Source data

■ ■ ■ ■

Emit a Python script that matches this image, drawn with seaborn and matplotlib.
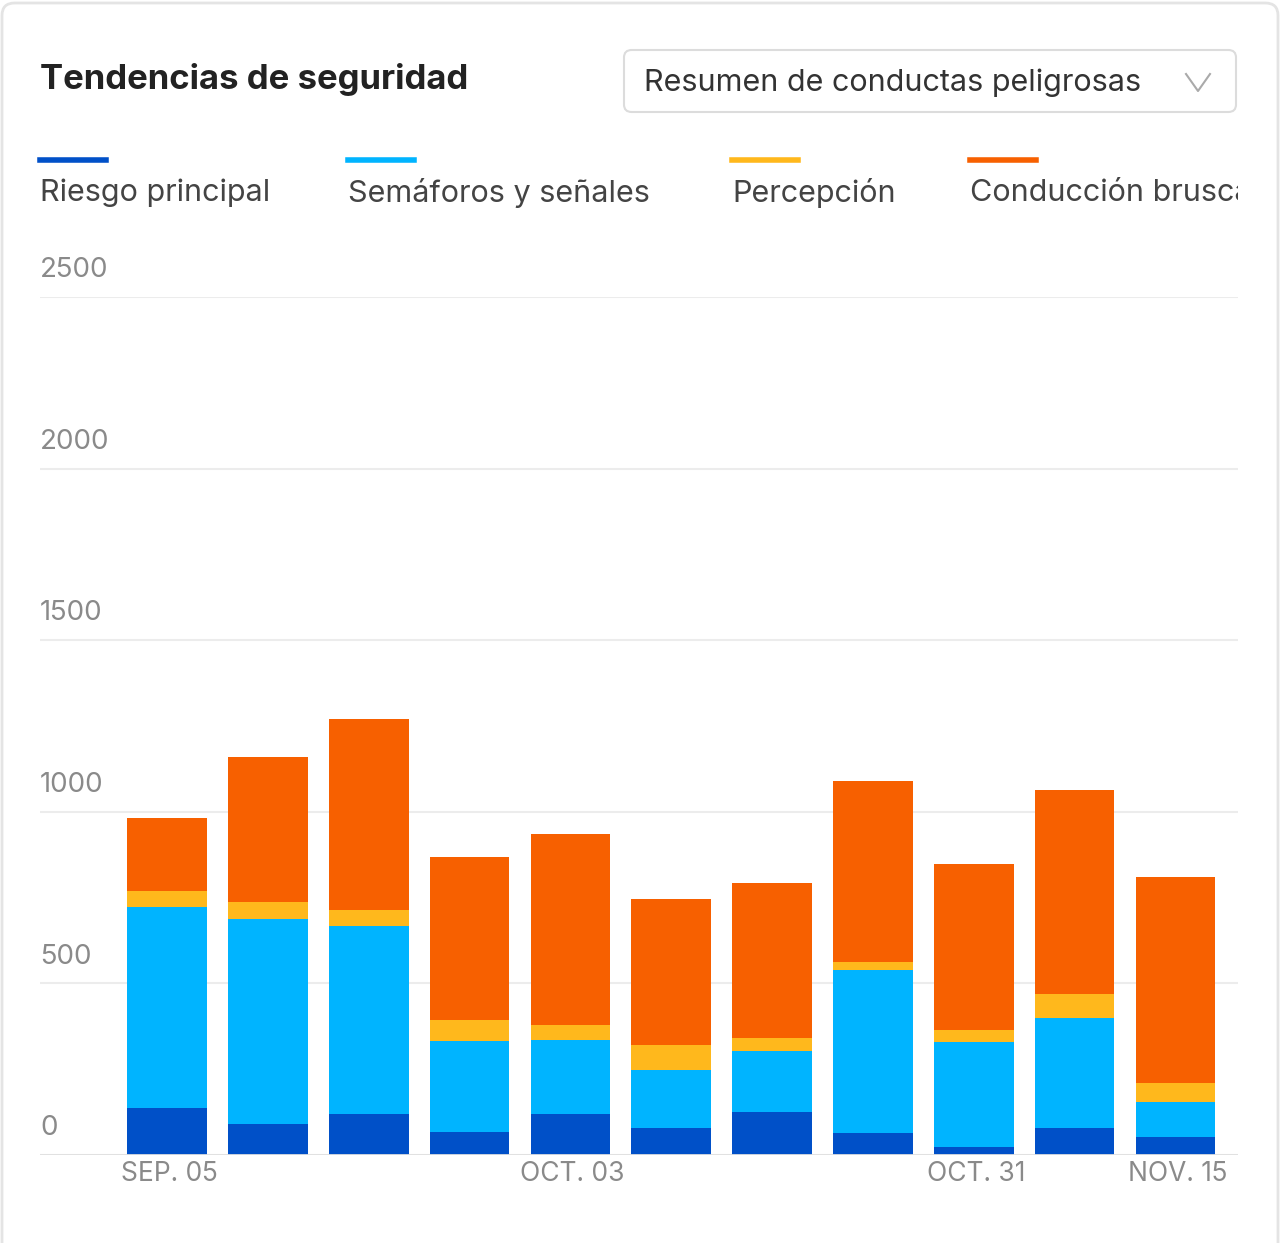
import matplotlib
matplotlib.use('Agg')
import matplotlib.pyplot as plt
from matplotlib.patches import FancyBboxPatch
from matplotlib.transforms import Bbox
import seaborn as sns
import pandas as pd
import numpy as np

plt.rcParams['font.family'] = 'Inter'

# datos
semanas = ['SEP. 05', 'SEP. 12', 'SEP. 19', 'SEP. 26', 'OCT. 03', 'OCT. 10', 'OCT. 17',
           'OCT. 24', 'OCT. 31', 'NOV. 07', 'NOV. 15']
riesgo = [137, 90, 120, 67, 120, 79, 125, 64, 23, 79, 52]
semaforos = [586, 598, 548, 265, 215, 169, 178, 475, 306, 320, 103]
percepcion = [47, 50, 46, 62, 44, 73, 38, 24, 35, 70, 55]
conduccion = [212, 422, 557, 475, 557, 425, 452, 527, 484, 595, 600]
series = ['Riesgo principal', 'Semáforos y señales', 'Percepción', 'Conducción brusca']
colores = ['#0050c8', '#00b4ff', '#ffb81c', '#f76000']
etiquetas_x = {0: 'SEP. 05', 4: 'OCT. 03', 8: 'OCT. 31', 10: 'NOV. 15'}
ticks_y = [0, 500, 1000, 1500, 2000, 2500]

W, H = 1280, 1243
fig = plt.figure(figsize=(W / 100, H / 100), dpi=100)
ax = fig.add_axes([40 / W, 1 - 1155 / H, (1238 - 40) / W, (1155 - 297) / H])

# tarjeta
fig.patches.append(FancyBboxPatch((2 / W, -0.05), (W - 4) / W, 1.05 - 3 / H,
                                  boxstyle='round,pad=0,rounding_size=0.01',
                                  transform=fig.transFigure, fc='white', ec='#e4e4e4', lw=2, zorder=-10))

df = pd.DataFrame({'semana': semanas, 'r': riesgo, 's': semaforos, 'p': percepcion, 'c': conduccion})
df['t1'] = df['r']
df['t2'] = df['t1'] + df['s']
df['t3'] = df['t2'] + df['p']
df['t4'] = df['t3'] + df['c']
for col, color in zip(['t4', 't3', 't2', 't1'], colores[::-1]):
    sns.barplot(data=df, x='semana', y=col, color=color, width=0.79, saturation=1, ax=ax, zorder=3)

ax.set_xlim(-1.26, 10.62)
ax.set_ylim(0, 2500)
ax.set_yticks(ticks_y)
ax.set_yticklabels([])
ax.tick_params(length=0)
ax.set_xticks([])
ax.set_xlabel('')
ax.set_ylabel('')
ax.grid(axis='y', color='#ececec', lw=1.5, zorder=0)
for s in ax.spines.values():
    s.set_visible(False)
ax.axhline(0, color='#e0e0e0', lw=2, zorder=4)
for t in ticks_y:
    ax.text(-1.26, t + 40, str(t), fontsize=20, color='#8a8a8a', ha='left', va='bottom')

clip = Bbox.from_extents(0, 0, 1238, H)
for i, lab in etiquetas_x.items():
    txt = ax.text(i + 0.02, -55, lab, fontsize=19, color='#8a8a8a', ha='center', va='center', clip_on=True)
    txt.set_clip_box(clip)

# título y selector
fig.text(40 / W, 1 - 80 / H, 'Tendencias de seguridad', fontsize=25, fontweight='bold',
         color='#222222', va='center')
fig.patches.append(FancyBboxPatch((624 / W, 1 - 112 / H), 612 / W, 62 / H,
                                  boxstyle='round,pad=0,rounding_size=0.006',
                                  transform=fig.transFigure, fc='white', ec='#dcdcdc', lw=1.5))
fig.text(644 / W, 1 - 83 / H, 'Resumen de conductas peligrosas', fontsize=22, color='#333333', va='center')
fig.add_artist(plt.Line2D([1186 / W, 1198 / W, 1210 / W], [1 - 74 / H, 1 - 91 / H, 1 - 74 / H],
                          transform=fig.transFigure, color='#aaaaaa', lw=1.5))

# leyenda
for x0, nombre, color in zip([40, 348, 732, 970], series, colores):
    fig.add_artist(plt.Line2D([x0 / W, (x0 + 66) / W], [1 - 160 / H] * 2,
                              transform=fig.transFigure, color=color, lw=4))
    txt = fig.text(x0 / W, 1 - 193 / H, nombre, fontsize=22, color='#444444', va='center', clip_on=True)
    txt.set_clip_box(clip)

fig.savefig('out.png', dpi=100)
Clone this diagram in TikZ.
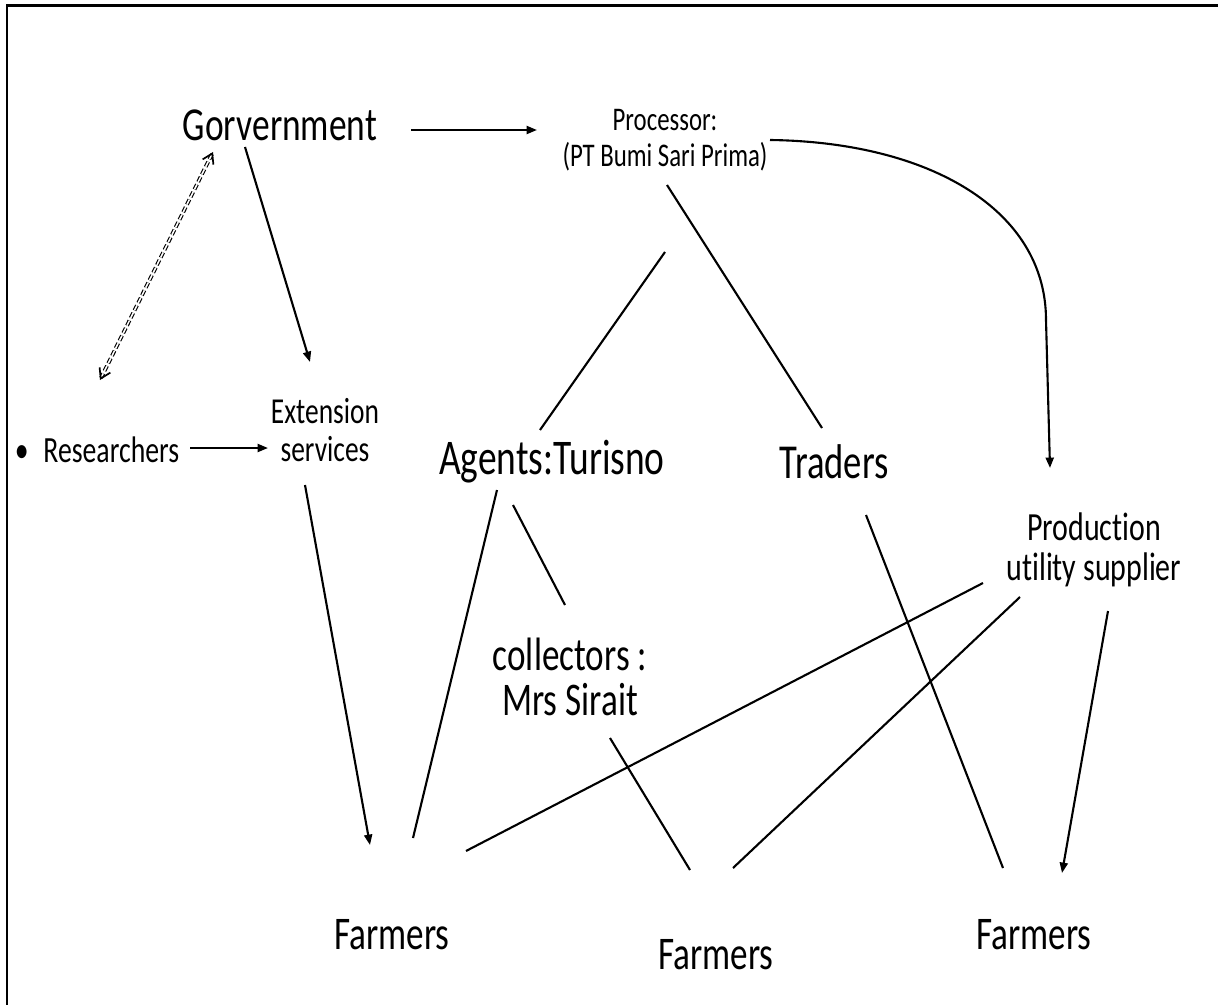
\documentclass[tikz,border=0pt]{standalone}
\usepackage{fontspec}
\setmainfont{Carlito}[FakeStretch=0.75, Ligatures=NoCommon]
\usetikzlibrary{arrows.meta}

\begin{document}
\begin{tikzpicture}[
  x=0.025cm, y=-0.025cm,
  lbl/.style 2 args={font=\fontsize{#1}{#2}\selectfont, align=center, inner sep=0pt},
  link/.style={line width=1.5pt},
  flow/.style={link, -{Triangle[length=2.6mm, width=2mm]}},
  twoway/.style={double, double distance=1.1pt, line width=0.8pt, dash pattern=on 4pt off 2pt,
    {Straight Barb[length=2.4mm, width=3mm, line width=1.2pt]}-{Straight Barb[length=2.4mm, width=3mm, line width=1.2pt]}}
]
\useasboundingbox (0,0) rectangle (1218,1005);

% frame (left and top edges only)
\draw[line width=1.5pt] (7,1005) -- (7,5.5) -- (1218,5.5);

% actors
\node[lbl={33.6}{36}] (gov) at (280,125) {Gorvernment};
\node[lbl={23.5}{26}] (proc) at (665,140) {Processor:\\(PT Bumi Sari Prima)};
\node[lbl={26.3}{30}] (res) at (97,450) {\textbullet\hspace{0.4em}Researchers};
\node[lbl={26}{26.5}] (ext) at (325,430) {Extension\\services};
\node[lbl={35.5}{36}] (agt) at (552,462) {Agents:Turisno};
\node[lbl={34.7}{36}] (trd) at (834,462) {Traders};
\node[lbl={28.4}{28}] (prod) at (1094,550) {Production\\utility supplier};
\node[lbl={33.3}{32}] (col) at (570,677) {collectors :\\Mrs Sirait};

% farmers
\node[lbl={33.3}{36}] (f1) at (392,935) {Farmers};
\node[lbl={33.3}{36}] (f2) at (716,955) {Farmers};
\node[lbl={33.3}{36}] (f3) at (1034,935) {Farmers};

% arrows
\draw[flow] ([shift={(131,5)}]gov.center) -- ([shift={(-128,-10)}]proc.center);
\draw[flow] ([shift={(-35,22)}]gov.center) -- ([shift={(-15,-68)}]ext.center);
\draw[twoway] ([shift={(-67,27)}]gov.center) -- ([shift={(3,-70)}]res.center);
\draw[flow] ([shift={(93,-2)}]res.center) -- ([shift={(-57,18)}]ext.center);
\draw[flow] ([shift={(-20,55)}]ext.center) -- ([shift={(-22,-90)}]f1.center);
\draw[flow] ([shift={(105,0)}]proc.center) .. controls (930,142) and (1046,210) .. (1046,320)
  -- ([shift={(-44,-82)}]prod.center);
\draw[flow] ([shift={(14,61)}]prod.center) -- ([shift={(28,-62)}]f3.center);

% plain links
\draw[link] ([shift={(0,112)}]proc.center) -- ([shift={(-12,-32)}]agt.center);
\draw[link] ([shift={(2,45)}]proc.center) -- ([shift={(-12,-34)}]trd.center);
\draw[link] ([shift={(-55,28)}]agt.center) -- ([shift={(21,-97)}]f1.center);
\draw[link] ([shift={(-39,43)}]agt.center) -- ([shift={(-5,-72)}]col.center);
\draw[link] ([shift={(32,53)}]trd.center) -- ([shift={(-31,-67)}]f3.center);
\draw[link] ([shift={(-111,33)}]prod.center) -- ([shift={(74,-84)}]f1.center);
\draw[link] ([shift={(-74,47)}]prod.center) -- ([shift={(17,-87)}]f2.center);
\draw[link] ([shift={(40,61)}]col.center) -- ([shift={(-26,-85)}]f2.center);

\end{tikzpicture}
\end{document}
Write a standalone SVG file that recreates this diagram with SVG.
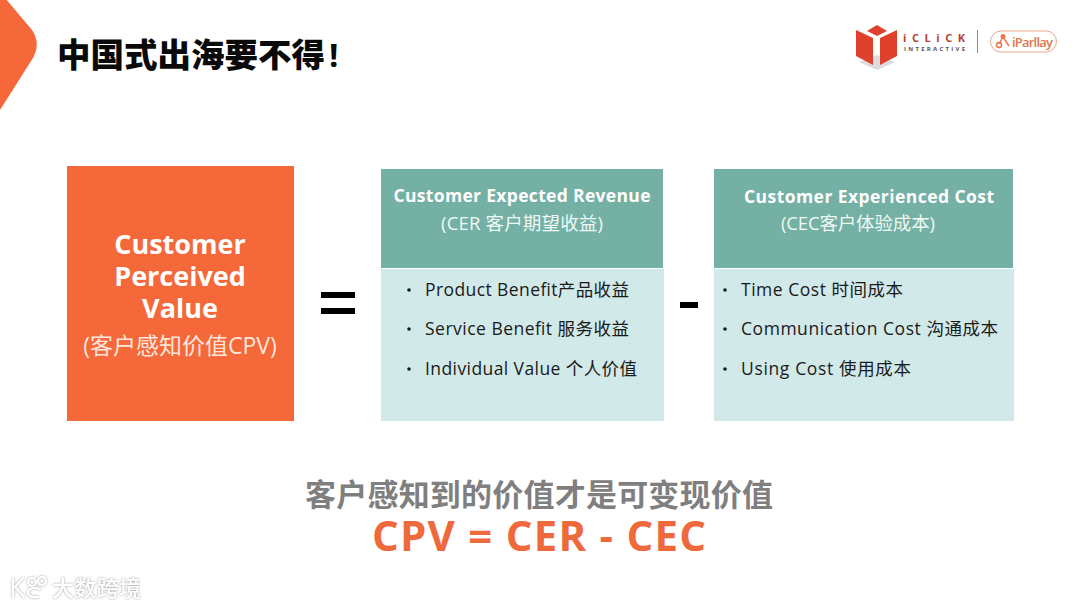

■ ■ ■ ■

* **Required task**:
Look through the entries and return every line where "with" appears.

* **Task answer**:
Emit a Python script that matches this image, drawn with seaborn and matplotlib.
Write a standalone SVG file that recreates this diagram with SVG.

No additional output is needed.